* ENTRIES SUPPLIED:
◆ ◆ ◆ ◆

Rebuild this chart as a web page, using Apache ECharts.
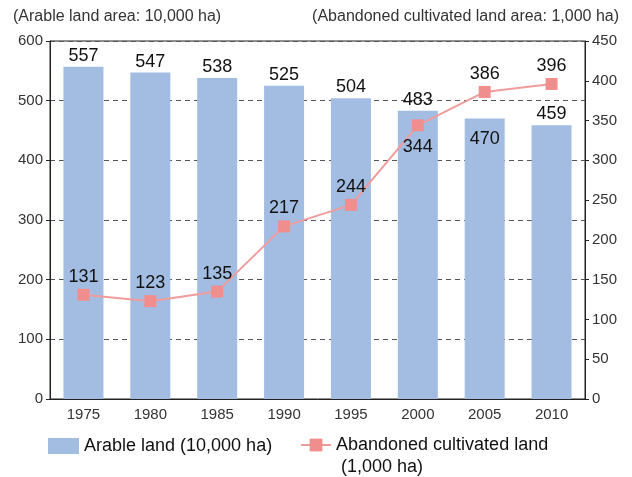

◆ ◆ ◆ ◆

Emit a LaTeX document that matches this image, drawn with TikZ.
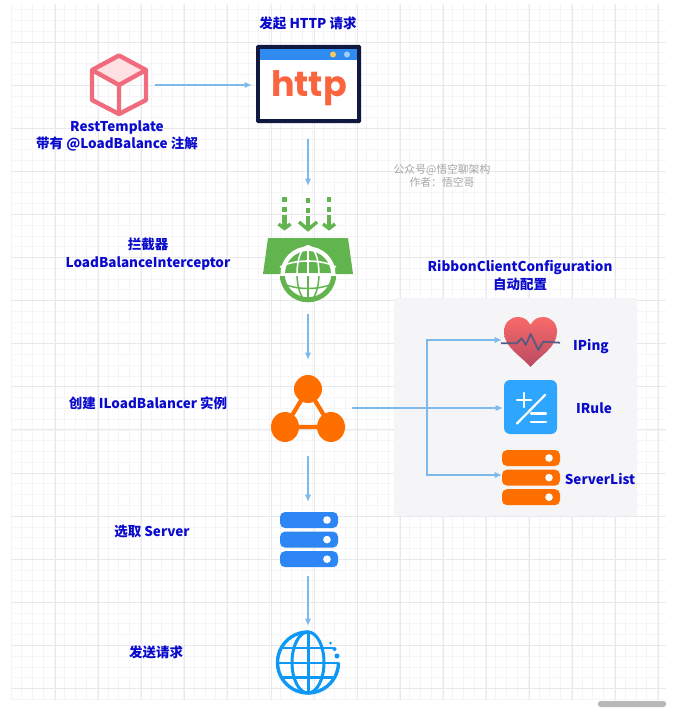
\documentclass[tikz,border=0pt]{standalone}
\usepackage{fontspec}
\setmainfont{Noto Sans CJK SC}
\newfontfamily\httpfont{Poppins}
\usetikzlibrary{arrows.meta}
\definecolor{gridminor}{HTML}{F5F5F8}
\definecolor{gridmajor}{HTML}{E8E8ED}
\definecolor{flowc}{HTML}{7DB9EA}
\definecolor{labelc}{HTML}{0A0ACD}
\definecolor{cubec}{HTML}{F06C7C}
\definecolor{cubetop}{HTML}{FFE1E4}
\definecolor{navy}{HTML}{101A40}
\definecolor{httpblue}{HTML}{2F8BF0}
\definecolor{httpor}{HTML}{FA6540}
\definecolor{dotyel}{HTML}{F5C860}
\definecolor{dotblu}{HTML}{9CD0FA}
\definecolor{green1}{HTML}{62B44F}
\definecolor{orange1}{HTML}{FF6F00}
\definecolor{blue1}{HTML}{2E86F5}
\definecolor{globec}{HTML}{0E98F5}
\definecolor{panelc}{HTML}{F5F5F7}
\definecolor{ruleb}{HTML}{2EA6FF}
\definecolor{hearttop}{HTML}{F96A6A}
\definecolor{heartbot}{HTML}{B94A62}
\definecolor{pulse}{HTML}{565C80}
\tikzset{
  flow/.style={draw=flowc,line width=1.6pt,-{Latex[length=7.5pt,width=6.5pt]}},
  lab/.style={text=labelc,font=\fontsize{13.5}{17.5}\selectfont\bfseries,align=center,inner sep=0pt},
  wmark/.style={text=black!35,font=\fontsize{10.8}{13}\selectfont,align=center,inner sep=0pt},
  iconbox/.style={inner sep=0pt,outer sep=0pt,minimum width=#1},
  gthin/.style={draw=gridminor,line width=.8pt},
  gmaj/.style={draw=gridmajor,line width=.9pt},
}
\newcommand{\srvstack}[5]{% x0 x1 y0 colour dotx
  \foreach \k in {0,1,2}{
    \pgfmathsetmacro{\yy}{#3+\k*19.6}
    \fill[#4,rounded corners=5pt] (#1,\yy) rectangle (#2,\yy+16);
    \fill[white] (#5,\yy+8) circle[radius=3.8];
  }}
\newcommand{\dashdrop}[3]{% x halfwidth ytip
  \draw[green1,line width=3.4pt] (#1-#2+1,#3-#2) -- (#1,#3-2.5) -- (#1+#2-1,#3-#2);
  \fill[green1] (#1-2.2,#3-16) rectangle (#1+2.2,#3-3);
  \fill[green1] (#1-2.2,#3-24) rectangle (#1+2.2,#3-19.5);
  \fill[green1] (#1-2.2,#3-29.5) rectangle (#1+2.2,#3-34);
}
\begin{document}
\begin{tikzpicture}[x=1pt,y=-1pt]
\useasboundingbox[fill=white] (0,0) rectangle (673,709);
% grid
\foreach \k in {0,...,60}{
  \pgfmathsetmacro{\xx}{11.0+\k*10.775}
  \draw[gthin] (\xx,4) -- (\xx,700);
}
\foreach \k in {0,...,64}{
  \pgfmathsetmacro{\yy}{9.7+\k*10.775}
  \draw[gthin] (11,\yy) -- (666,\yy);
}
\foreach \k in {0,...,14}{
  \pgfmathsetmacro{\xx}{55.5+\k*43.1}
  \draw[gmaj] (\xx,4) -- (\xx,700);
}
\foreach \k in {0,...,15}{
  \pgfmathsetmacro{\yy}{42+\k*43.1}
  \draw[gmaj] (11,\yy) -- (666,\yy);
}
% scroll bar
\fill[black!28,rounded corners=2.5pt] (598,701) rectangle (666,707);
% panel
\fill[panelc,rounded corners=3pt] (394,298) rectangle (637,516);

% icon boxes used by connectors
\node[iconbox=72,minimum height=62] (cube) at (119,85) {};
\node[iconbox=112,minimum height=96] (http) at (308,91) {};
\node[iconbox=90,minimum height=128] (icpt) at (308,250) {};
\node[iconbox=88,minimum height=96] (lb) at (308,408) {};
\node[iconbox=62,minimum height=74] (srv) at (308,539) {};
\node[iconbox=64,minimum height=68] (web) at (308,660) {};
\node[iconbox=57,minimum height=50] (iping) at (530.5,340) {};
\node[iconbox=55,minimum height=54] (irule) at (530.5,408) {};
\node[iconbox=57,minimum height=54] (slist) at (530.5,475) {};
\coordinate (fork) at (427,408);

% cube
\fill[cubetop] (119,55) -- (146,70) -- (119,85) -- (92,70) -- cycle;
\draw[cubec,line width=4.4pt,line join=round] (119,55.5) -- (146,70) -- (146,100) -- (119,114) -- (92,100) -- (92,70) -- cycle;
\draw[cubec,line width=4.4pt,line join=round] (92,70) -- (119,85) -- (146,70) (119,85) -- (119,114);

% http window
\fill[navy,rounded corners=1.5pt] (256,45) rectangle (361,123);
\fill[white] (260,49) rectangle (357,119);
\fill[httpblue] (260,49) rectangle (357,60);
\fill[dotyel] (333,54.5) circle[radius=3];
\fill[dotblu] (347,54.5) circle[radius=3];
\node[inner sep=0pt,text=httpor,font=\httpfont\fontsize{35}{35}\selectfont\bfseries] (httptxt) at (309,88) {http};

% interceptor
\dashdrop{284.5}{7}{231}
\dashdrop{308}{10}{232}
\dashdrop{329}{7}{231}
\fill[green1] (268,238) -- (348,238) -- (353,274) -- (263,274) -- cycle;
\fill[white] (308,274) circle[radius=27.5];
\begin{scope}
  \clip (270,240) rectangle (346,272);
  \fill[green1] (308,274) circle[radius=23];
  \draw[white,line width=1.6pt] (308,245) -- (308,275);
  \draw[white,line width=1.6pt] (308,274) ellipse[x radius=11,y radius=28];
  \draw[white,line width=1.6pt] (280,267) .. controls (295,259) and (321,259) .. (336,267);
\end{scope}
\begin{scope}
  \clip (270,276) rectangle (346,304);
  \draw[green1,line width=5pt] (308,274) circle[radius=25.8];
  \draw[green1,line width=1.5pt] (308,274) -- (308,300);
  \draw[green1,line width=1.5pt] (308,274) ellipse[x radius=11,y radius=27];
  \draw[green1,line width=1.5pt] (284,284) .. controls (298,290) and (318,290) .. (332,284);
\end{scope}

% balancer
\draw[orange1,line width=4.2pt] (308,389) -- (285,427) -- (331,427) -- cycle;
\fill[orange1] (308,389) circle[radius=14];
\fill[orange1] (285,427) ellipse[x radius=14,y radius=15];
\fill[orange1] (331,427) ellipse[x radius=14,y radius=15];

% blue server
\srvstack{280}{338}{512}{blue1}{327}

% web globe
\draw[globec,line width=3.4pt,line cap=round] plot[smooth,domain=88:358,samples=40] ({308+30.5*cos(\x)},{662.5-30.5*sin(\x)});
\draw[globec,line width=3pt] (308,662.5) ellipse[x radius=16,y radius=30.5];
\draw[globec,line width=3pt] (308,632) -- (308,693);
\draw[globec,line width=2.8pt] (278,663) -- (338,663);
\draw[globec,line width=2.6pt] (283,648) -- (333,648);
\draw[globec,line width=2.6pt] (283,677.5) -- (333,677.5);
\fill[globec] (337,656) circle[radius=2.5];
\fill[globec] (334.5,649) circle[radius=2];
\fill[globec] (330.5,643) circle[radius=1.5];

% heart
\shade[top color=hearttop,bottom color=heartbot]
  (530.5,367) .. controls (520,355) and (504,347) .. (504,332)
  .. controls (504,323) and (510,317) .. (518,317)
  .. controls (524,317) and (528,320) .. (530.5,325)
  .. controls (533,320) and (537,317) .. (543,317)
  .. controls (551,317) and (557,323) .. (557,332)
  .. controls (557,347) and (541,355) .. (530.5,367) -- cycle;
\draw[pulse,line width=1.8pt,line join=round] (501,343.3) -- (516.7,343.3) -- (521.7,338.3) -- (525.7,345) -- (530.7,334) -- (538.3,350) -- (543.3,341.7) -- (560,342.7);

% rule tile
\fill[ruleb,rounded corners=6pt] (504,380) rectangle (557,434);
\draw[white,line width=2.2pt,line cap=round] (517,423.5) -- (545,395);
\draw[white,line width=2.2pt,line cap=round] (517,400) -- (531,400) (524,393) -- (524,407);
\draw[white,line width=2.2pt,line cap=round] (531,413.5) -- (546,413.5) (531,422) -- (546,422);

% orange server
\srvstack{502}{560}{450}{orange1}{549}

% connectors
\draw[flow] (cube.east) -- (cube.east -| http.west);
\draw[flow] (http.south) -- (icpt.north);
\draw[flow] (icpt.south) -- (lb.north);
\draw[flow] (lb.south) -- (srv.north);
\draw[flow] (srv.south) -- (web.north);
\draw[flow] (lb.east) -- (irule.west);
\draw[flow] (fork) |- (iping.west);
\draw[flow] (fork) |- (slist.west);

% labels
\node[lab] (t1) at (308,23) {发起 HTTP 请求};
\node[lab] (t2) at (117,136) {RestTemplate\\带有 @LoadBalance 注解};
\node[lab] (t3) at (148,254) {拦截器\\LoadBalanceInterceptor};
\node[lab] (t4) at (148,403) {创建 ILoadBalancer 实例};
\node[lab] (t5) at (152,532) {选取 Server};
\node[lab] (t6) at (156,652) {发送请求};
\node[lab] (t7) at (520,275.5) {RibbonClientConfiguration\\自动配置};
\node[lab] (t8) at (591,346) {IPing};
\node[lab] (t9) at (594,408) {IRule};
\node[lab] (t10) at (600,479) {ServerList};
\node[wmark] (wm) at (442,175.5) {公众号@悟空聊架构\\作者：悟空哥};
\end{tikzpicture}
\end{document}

◆ ◆ ◆ ◆

Pick out every line with the string "this" and copy it.

Rebuild this chart as a web page, using Apache ECharts.
Emit a LaTeX document that matches this image, drawn with TikZ.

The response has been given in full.